Observations of Severe Local Storms and Tornadoes with the Atmospheric Imaging Radar

Kurdzo, James M. ; Nai, Feng ; Bodine, David J. ; Bonin, Timothy A. ; Palmer, Robert D. ; Cheong, Boon Leng ; Lujan, Javier ; Mahre, Andrew ; Byrd, Andrew D.

Année de publication

Mobile radar platforms designed for observation of severe local storms have consistently pushed the boundaries of spatial and temporal resolution in order to allow for detailed analysis of storm structure and evolution. Digital beamforming, or radar imaging, is a technique that is similar in nature to a photograwphic camera, where data samples from different spaces at the same range are collected simultaneously. This allows for rapid volumetric update rates compared to radars that scan with a single narrow beam.
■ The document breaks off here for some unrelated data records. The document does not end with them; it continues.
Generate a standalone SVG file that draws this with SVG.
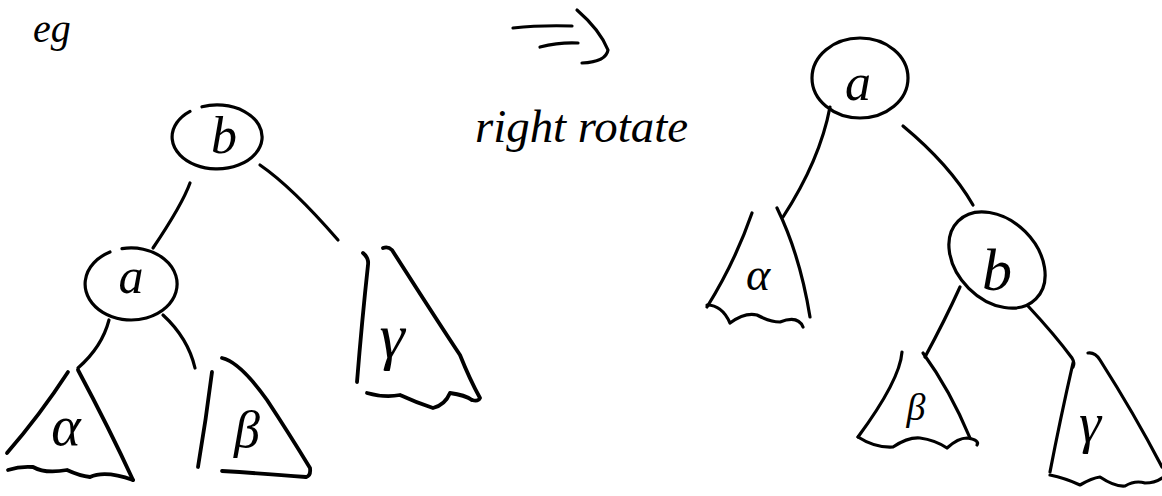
<svg xmlns="http://www.w3.org/2000/svg" width="1162" height="496" viewBox="0 0 1162 496">
<style>
.s{fill:none;stroke:#000;stroke-width:3.2;stroke-linecap:round;stroke-linejoin:round}
.k{stroke-width:3.8}
.t{font-family:"Liberation Serif","DejaVu Serif",serif;font-style:italic;fill:#000;text-anchor:middle}
</style>
<rect width="1162" height="496" fill="#fff"/>
<text class="t" x="52" y="42" font-size="40">eg</text>
<g id="arrow">
<path class="s" d="M513 28 Q540 25 572 26"/>
<path class="s" d="M540 47 Q560 42 578 43"/>
<path class="s" d="M577 10 Q600 30 608 50 Q606 62 582 63"/>
</g>
<text x="475" y="142" font-family="Liberation Serif, serif" font-style="italic" font-size="46" textLength="213" lengthAdjust="spacingAndGlyphs">right rotate</text>

<g id="connectors">
<path class="s" d="M190 183 Q182 205 153 248"/>
<path class="s" d="M260 165 Q292 187 338 240"/>
<path class="s" d="M109 320 Q102 347 78 368"/>
<path class="s" d="M163 315 Q188 338 195 368"/>
<path class="s" d="M830 107 Q820 160 783 217"/>
<path class="s" d="M903 126 Q950 165 973 205"/>
<path class="s" d="M960 287 Q945 320 925 357"/>
<path class="s" d="M1028 306 Q1055 335 1072 358 Q1075 363 1073 367"/>
</g>

<g id="L-b">
<path class="s" d="M202 106.8 A45 32 0 1 1 190 111.4"/>
<text class="t" x="224" y="153" font-size="52">b</text>
</g>
<g id="L-a">
<path class="s" d="M122 248.7 A46 36 0 1 1 110 252"/>
<text class="t" x="131" y="293" font-size="50">a</text>
</g>
<g id="L-alpha">
<path class="s k" d="M68 372 Q40 415 7 453"/>
<path class="s k" d="M78 370 Q110 430 133 480"/>
<path class="s k" d="M8 470 Q20 466 33 467 Q45 474 67 470 Q80 476 90 477 Q105 470 133 480"/>
<text class="t" x="66" y="445" font-size="56">α</text>
</g>
<g id="L-beta">
<path class="s k" d="M212 372 Q206 420 198 467"/>
<path class="s k" d="M222 358 Q240 362 267 400 Q290 435 310 468 Q311 476 306 477"/>
<path class="s k" d="M222 471 Q270 474 306 477"/>
<text class="t" x="247" y="447" font-size="52">β</text>
</g>
<g id="L-gamma">
<path class="s k" d="M363 253 Q369 258 368 265 Q362 320 357 382"/>
<path class="s k" d="M383 248 Q388 246 392 250 Q440 325 460 355 Q470 380 480 398 Q478 402 472 400"/>
<path class="s k" d="M367 393 Q385 398 400 395 Q415 402 433 408 Q445 405 450 393 Q465 395 472 400"/>
<text class="t" x="392" y="357" font-size="64">γ</text>
</g>

<g id="R-a">
<ellipse class="s" cx="860" cy="78" rx="48" ry="40"/>
<text class="t" x="858" y="100" font-size="52">a</text>
</g>
<g id="R-b">
<ellipse class="s" cx="997" cy="260" rx="55" ry="40" transform="rotate(45 997 260)"/>
<text class="t" x="997" y="290" font-size="60">b</text>
</g>
<g id="R-alpha">
<path class="s" d="M752 213 Q735 262 707 307"/>
<path class="s" d="M777 208 Q800 255 810 317"/>
<path class="s" d="M707 305 Q722 305 730 323 Q745 312 757 315 Q770 322 780 322 Q798 315 803 327"/>
<text class="t" x="758" y="290" font-size="46">α</text>
</g>
<g id="R-beta">
<path class="s" d="M902 352 Q900 380 858 437"/>
<path class="s" d="M923 353 Q950 390 970 438"/>
<path class="s" d="M858 437 Q875 448 893 447 Q908 437 920 438 Q935 440 947 448 Q958 438 967 438 Q980 440 977 445"/>
<text class="t" x="916" y="420" font-size="38">β</text>
</g>
<g id="R-gamma">
<path class="s" d="M1073 363 Q1060 420 1050 472"/>
<path class="s" d="M1088 353 Q1095 352 1100 360 Q1135 415 1162 467"/>
<path class="s" d="M1050 475 Q1065 478 1080 485 Q1092 478 1100 477 Q1115 487 1125 486 Q1135 480 1145 483 Q1155 483 1162 478"/>
<text class="t" x="1090" y="442" font-size="56">γ</text>
</g>
</svg>
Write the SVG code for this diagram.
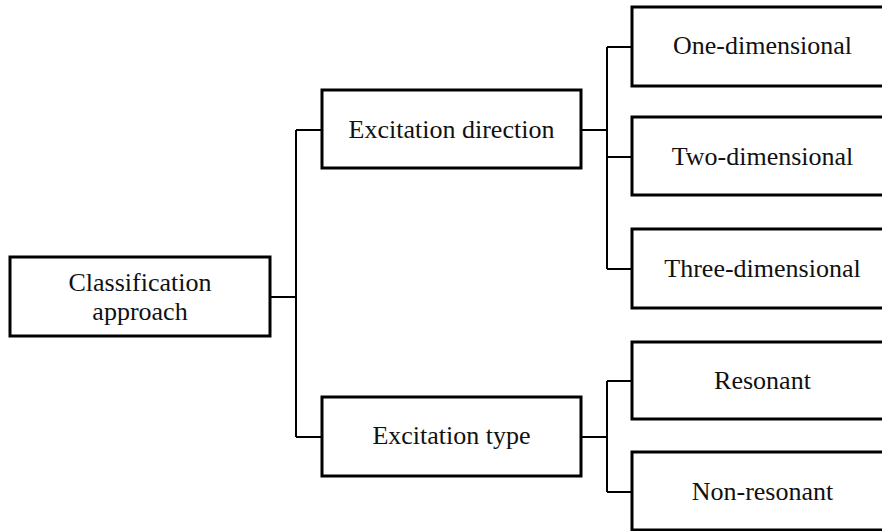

The Atmospheric Imaging Radar (AIR) is a mobile X-band (3.14-cm wavelength) imaging weather radar that transmits a vertical, 20° fan beam and uses a 36-element receive array to form instantaneous range-height indicators (RHIs) with a native beamwidth of 1° × 1°. Rotation in azimuth allows for 20° × 90° volumetric updates in under 6 s, while advanced pulse compression techniques achieve 37.5-m range resolution. The AIR has been operational since 2012 and has collected data on tornadoes and supercells at ranges as close as 6 km, resulting in high spatial and temporal resolution observations of severe local storms. The use of atmospheric imaging is exploited to detail rapidly evolving phenomena that are difficult to observe with traditional scanning weather radars.